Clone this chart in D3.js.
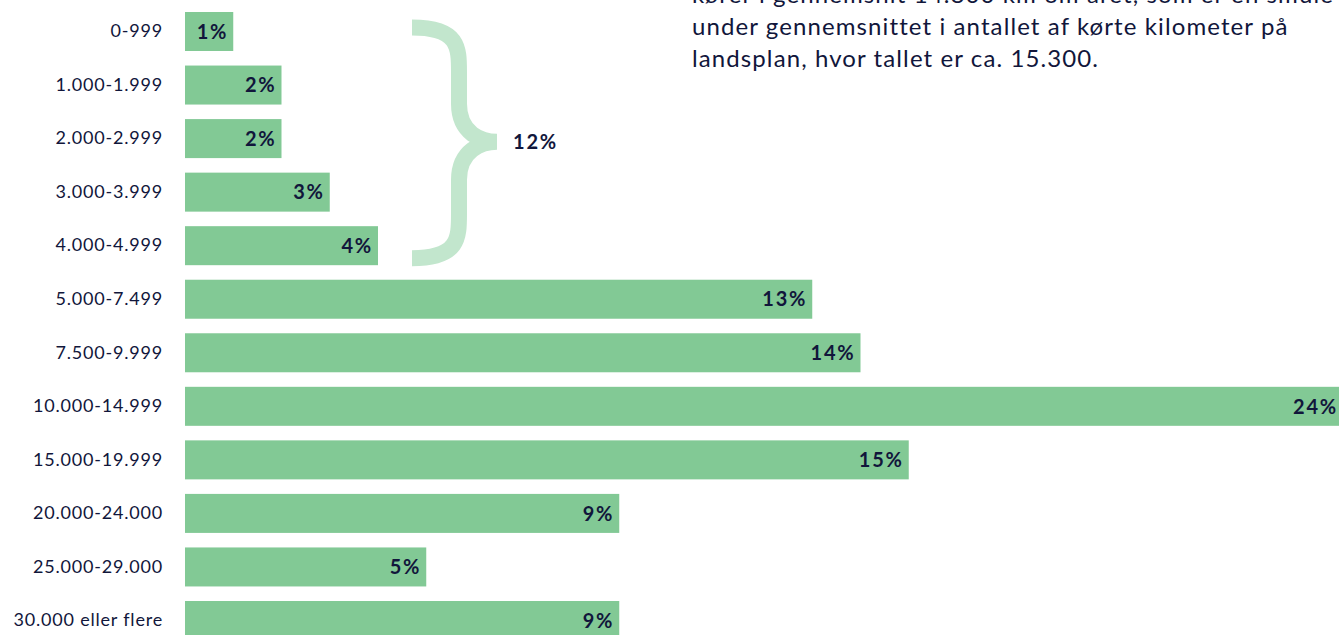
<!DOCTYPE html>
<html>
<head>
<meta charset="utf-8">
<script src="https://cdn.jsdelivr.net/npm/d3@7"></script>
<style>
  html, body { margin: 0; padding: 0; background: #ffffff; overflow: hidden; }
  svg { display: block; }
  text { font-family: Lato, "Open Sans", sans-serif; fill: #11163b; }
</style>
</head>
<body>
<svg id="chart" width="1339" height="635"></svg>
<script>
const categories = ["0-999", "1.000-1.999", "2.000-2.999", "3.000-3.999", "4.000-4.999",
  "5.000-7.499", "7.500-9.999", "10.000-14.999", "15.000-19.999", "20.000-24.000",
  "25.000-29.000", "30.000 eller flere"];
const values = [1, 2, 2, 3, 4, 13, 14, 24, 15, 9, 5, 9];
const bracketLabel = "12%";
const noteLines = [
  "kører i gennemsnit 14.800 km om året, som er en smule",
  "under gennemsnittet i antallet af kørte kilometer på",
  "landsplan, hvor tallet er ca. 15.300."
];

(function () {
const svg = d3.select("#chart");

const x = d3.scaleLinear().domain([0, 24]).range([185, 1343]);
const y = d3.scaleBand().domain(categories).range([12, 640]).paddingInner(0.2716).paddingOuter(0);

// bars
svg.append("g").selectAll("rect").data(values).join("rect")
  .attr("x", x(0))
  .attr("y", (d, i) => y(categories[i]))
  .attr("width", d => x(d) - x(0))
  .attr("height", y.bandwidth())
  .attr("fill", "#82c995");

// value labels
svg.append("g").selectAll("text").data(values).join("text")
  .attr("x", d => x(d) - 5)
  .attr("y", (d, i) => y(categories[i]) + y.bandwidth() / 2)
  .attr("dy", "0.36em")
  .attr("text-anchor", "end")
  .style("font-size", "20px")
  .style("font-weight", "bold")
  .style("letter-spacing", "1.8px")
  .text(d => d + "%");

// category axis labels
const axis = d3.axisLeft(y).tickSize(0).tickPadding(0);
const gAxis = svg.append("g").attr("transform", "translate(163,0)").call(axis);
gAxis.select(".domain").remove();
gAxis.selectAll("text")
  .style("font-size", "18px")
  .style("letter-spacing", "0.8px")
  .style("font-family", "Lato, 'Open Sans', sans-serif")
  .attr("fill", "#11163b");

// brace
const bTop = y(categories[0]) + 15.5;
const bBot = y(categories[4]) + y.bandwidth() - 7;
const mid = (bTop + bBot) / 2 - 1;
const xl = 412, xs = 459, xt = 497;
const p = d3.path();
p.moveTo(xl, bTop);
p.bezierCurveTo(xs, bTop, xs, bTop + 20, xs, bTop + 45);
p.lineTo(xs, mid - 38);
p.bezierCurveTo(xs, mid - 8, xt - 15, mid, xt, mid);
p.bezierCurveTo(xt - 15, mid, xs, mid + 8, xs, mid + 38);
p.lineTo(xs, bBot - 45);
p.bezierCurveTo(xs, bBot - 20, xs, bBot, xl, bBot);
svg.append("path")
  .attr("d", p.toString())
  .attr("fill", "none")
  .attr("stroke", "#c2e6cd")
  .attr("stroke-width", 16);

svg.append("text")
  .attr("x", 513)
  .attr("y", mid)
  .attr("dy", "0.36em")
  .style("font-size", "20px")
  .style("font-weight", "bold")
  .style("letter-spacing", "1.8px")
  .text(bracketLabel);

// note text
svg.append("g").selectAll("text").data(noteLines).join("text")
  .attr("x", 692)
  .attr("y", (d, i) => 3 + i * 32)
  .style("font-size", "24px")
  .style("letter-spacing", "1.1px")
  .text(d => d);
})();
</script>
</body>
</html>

CHALLENGE: Set down all the data again exactly as above, pictures excluded.

COMPLETED EXERCISE:
Clone this chart in D3.js.
<!DOCTYPE html>
<html>
<head>
<meta charset="utf-8">
<script src="https://cdn.jsdelivr.net/npm/d3@7"></script>
<style>
  html, body { margin: 0; padding: 0; background: #ffffff; overflow: hidden; }
  svg { display: block; }
  text { font-family: Lato, "Open Sans", sans-serif; fill: #11163b; }
</style>
</head>
<body>
<svg id="chart" width="1339" height="635"></svg>
<script>
const categories = ["0-999", "1.000-1.999", "2.000-2.999", "3.000-3.999", "4.000-4.999",
  "5.000-7.499", "7.500-9.999", "10.000-14.999", "15.000-19.999", "20.000-24.000",
  "25.000-29.000", "30.000 eller flere"];
const values = [1, 2, 2, 3, 4, 13, 14, 24, 15, 9, 5, 9];
const bracketLabel = "12%";
const noteLines = [
  "kører i gennemsnit 14.800 km om året, som er en smule",
  "under gennemsnittet i antallet af kørte kilometer på",
  "landsplan, hvor tallet er ca. 15.300."
];

(function () {
const svg = d3.select("#chart");

const x = d3.scaleLinear().domain([0, 24]).range([185, 1343]);
const y = d3.scaleBand().domain(categories).range([12, 640]).paddingInner(0.2716).paddingOuter(0);

// bars
svg.append("g").selectAll("rect").data(values).join("rect")
  .attr("x", x(0))
  .attr("y", (d, i) => y(categories[i]))
  .attr("width", d => x(d) - x(0))
  .attr("height", y.bandwidth())
  .attr("fill", "#82c995");

// value labels
svg.append("g").selectAll("text").data(values).join("text")
  .attr("x", d => x(d) - 5)
  .attr("y", (d, i) => y(categories[i]) + y.bandwidth() / 2)
  .attr("dy", "0.36em")
  .attr("text-anchor", "end")
  .style("font-size", "20px")
  .style("font-weight", "bold")
  .style("letter-spacing", "1.8px")
  .text(d => d + "%");

// category axis labels
const axis = d3.axisLeft(y).tickSize(0).tickPadding(0);
const gAxis = svg.append("g").attr("transform", "translate(163,0)").call(axis);
gAxis.select(".domain").remove();
gAxis.selectAll("text")
  .style("font-size", "18px")
  .style("letter-spacing", "0.8px")
  .style("font-family", "Lato, 'Open Sans', sans-serif")
  .attr("fill", "#11163b");

// brace
const bTop = y(categories[0]) + 15.5;
const bBot = y(categories[4]) + y.bandwidth() - 7;
const mid = (bTop + bBot) / 2 - 1;
const xl = 412, xs = 459, xt = 497;
const p = d3.path();
p.moveTo(xl, bTop);
p.bezierCurveTo(xs, bTop, xs, bTop + 20, xs, bTop + 45);
p.lineTo(xs, mid - 38);
p.bezierCurveTo(xs, mid - 8, xt - 15, mid, xt, mid);
p.bezierCurveTo(xt - 15, mid, xs, mid + 8, xs, mid + 38);
p.lineTo(xs, bBot - 45);
p.bezierCurveTo(xs, bBot - 20, xs, bBot, xl, bBot);
svg.append("path")
  .attr("d", p.toString())
  .attr("fill", "none")
  .attr("stroke", "#c2e6cd")
  .attr("stroke-width", 16);

svg.append("text")
  .attr("x", 513)
  .attr("y", mid)
  .attr("dy", "0.36em")
  .style("font-size", "20px")
  .style("font-weight", "bold")
  .style("letter-spacing", "1.8px")
  .text(bracketLabel);

// note text
svg.append("g").selectAll("text").data(noteLines).join("text")
  .attr("x", 692)
  .attr("y", (d, i) => 3 + i * 32)
  .style("font-size", "24px")
  .style("letter-spacing", "1.1px")
  .text(d => d);
})();
</script>
</body>
</html>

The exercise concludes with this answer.